Daddy always marched to his own drummer, as his fellow crewmen were finding out. “We were donated a lot of records from a high school in New Jersey,” he remembers. “We took turns playing music for the whole ship. I would play classical music, although nobody else liked it but me and a few others. So when they heard Tchaikovsky or Chopin blaring from the speakers, they always knew who was in the conning tower.” The conditions of wartime sea travel also earned Daddy a nickname. “We didn’t have enough water on board; we had to make our own, out of salt water. And we couldn’t shave for long lengths of time. So everybody grew a beard. But at that age all I could grow was a goatee. And me being from the South, the guys nicknamed me The Colonel. On the PA system you’d hear, ‘Colonel Ward, forward to the conning tower . . . ‘ The captain of the ship was only a lieutenant junior grade, so everyone really got a kick out of it.”
Colonel Ward and the rest of his troop of sailors were training for an invasion of the home islands of Japan. But when the atomic bomb was dropped in 1945 and Japan surrendered, the invasion was scotched. When Daddy returned home he applied to the Massachusetts Institute of Technology, but postwar competition was fierce among the returning vets, and a single B on his transcript was enough to keep him out of MIT. Daddy went to Georgia Tech instead, earned his degree in electrical engineering, and came back home to Meridian.

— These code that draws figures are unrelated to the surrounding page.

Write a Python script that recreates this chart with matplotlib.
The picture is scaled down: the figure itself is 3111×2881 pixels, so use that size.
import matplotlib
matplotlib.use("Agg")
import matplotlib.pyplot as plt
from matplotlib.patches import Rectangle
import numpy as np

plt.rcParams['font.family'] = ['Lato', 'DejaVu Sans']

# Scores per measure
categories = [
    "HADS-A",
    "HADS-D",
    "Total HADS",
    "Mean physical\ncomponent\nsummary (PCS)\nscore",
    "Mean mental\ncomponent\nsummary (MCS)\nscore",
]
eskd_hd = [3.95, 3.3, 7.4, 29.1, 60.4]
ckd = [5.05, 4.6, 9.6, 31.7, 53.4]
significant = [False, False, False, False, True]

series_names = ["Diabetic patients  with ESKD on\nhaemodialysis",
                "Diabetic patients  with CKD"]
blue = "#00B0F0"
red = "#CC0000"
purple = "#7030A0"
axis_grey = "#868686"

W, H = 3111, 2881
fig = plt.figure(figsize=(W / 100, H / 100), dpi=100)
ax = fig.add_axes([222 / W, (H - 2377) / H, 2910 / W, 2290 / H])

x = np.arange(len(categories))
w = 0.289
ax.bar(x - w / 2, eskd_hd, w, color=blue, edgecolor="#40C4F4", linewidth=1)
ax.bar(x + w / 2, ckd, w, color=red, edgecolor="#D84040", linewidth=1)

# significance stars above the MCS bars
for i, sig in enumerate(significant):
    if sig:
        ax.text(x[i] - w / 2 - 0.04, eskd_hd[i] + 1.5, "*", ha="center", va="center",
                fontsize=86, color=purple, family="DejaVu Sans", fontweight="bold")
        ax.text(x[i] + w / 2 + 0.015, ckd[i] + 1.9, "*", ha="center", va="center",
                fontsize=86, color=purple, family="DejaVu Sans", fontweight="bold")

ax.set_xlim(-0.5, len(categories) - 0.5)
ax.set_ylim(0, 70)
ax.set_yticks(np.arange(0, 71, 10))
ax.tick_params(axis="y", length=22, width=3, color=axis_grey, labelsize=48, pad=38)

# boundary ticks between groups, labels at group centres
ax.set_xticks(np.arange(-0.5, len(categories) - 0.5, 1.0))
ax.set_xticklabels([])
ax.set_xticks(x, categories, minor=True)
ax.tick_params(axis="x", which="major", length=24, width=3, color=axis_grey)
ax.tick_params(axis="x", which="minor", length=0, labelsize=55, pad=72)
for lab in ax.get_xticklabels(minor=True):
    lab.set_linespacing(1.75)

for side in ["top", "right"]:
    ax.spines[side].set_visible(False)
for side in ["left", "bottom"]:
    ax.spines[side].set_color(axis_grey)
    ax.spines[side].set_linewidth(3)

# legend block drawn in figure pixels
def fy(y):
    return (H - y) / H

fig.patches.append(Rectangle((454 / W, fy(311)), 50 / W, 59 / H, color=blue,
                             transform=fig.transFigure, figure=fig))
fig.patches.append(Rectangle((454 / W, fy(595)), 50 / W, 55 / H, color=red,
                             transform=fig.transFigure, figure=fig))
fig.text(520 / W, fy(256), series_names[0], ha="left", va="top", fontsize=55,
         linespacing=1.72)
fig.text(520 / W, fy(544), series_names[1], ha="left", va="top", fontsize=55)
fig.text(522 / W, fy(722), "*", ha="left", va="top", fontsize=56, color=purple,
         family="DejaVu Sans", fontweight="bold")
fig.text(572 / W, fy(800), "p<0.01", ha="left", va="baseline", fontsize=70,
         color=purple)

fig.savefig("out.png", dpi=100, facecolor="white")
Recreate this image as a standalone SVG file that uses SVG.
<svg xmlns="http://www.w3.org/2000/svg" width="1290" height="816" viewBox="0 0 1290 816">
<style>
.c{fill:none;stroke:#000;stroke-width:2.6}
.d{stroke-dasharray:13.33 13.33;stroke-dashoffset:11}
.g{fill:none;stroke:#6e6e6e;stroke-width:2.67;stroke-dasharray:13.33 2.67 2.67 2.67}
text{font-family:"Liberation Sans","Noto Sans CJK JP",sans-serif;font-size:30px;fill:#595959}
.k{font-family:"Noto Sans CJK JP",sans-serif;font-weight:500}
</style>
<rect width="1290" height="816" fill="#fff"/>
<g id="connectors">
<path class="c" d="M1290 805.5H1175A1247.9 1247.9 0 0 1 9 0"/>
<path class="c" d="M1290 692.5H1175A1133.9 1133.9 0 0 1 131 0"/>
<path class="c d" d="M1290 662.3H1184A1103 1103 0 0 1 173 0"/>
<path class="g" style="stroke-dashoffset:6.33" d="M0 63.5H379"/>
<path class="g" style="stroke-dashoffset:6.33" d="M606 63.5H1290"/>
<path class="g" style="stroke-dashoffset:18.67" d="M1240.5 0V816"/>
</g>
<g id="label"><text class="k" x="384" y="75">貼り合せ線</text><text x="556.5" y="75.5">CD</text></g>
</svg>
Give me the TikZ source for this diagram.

In 1953, G.H. (as everybody calls him) met a dark-haired beauty named Annie Kate Boswell. She would become his wife, and not long thereafter my mother. And the story of Mama’s background affected me at least as profoundly as my father’s.
Mama’s brother Joe, six years younger than she, is an avid storyteller in the Southern mold, and many of his best yarns go back to the earliest years of the Depression—a time that hit the Boswells harder than the Wards. Their family moved all over Meridian in those years, going from house to house, trying to find a comfortable berth in a time when it must have seemed nearly impossible to keep a family afloat. “Every time the rent come due, we’d move, you know . . .” he laughs now. And their life was made doubly difficult by an accident that occurred when Joe was three.
“You kn
ow, everything back then was dirt roads, gravel. There were still teams of horses on the roads, you know, and the Coca-Cola Company used to pull all these cartons from Meridian all the way over to Alabama, forty miles away, by horse team. My mother was a good driver; she would drive that route all the time. But Daddy was driving that day.
“Now, this old guy that drove for Coca-Cola was driving a team of horses up ahead. And as Daddy passed him it stirred up so much dust, Daddy ran off the road into the ditch. Knocked Mother’s hip out of place. Today you’d just go to the hospital and they’d reset a hip like that, you know. But back then they couldn’t do anything like that. So for the rest of Mama’s life her one leg was shorter than the other one, and she walked on crutches.”
The trauma of the incident rocked my mama’s family, but what Uncle Joe remembers is the Southern stoicism of his mother—and the kindness of that old driver. “He used to come by the house and ask about Miss Annie,” he recalls. “He was crazy about Mama. He was so sorry that it happened. For years and years, he’d come and see Mama—you know, see how she was.”
That was my mama’s mama: Annie Raye Boswell. By all accounts she was an extraordinary woman, whose physical limitations seem never to have cost her an ounce of determination. “Bless her heart,” Joe says with wonder. “Raised all five of us kids during the Depression and everything, crippled like that—and never complained. Walked to work, all the way to town and back on those crutches, every day. That’s the kind of woman she was. Beautiful woman.”